L’avocat ne saurait être assimilé à un journaliste car « leurs
places et leurs missions respectives dans le débat judiciaire sont
intrinsèquement différentes » : le journaliste est un témoin
extérieur chargé d’informer le public tandis que l’avocat est
acteur impliqué et au service de son client.
Il
reste que la liberté d’expression de l’avocat est une condition
de l’indépendance de la profession d’avocat et du fonctionnement
équitable de la justice.
Ce
n’est qu’exceptionnellement qu’une limite peut passer pour
nécessaire : la cour rappelle les efforts des autorités européennes
(Recommandation 1814 du conseil de l’Europe en 2007) pour aller
vers une dépénalisation progressive du délit de diffamation.
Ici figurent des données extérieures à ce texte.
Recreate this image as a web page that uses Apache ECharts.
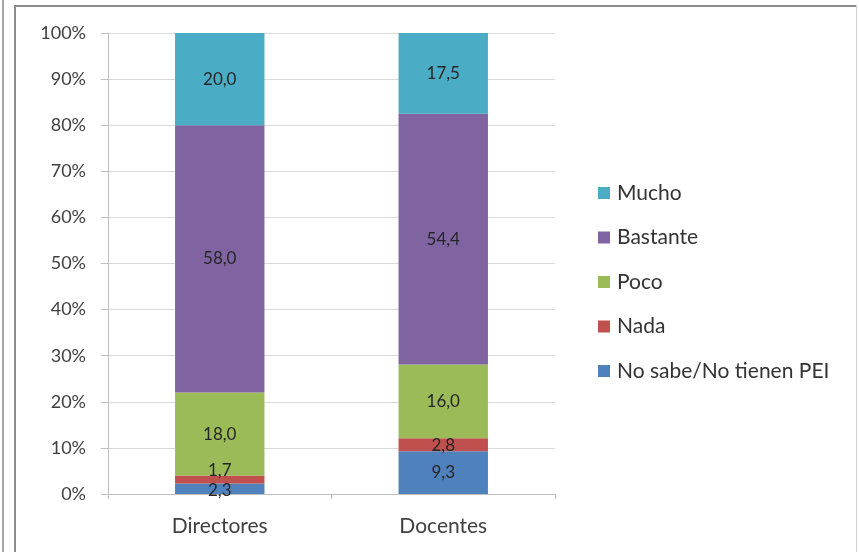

Elle
note l’effet dissuasif pour la liberté d’expression d’une
sanction pénale même modérée ; elle considère qu’en l’espèce,
la sanction n’était pas modérée et regrette que la qualité
d’avocat de Me Morice ait servi de base à une aggravation des
sanctions.
En
conclusion, la grande chambre de la CEDH, dans cet arrêt rendu à
l’unanimité par 17 juges, décèle dans la condamnation pénale de
Me Morice une ingérence disproportionnée dans son droit
d’expression, ingérence qui n’était pas nécessaire dans une
société démocratique. Les sommes allouées à l’avocat de notre
collègue Elisabeth Borrel démontrent s’il en était besoin
l’ampleur de l’atteinte portée à ses droits.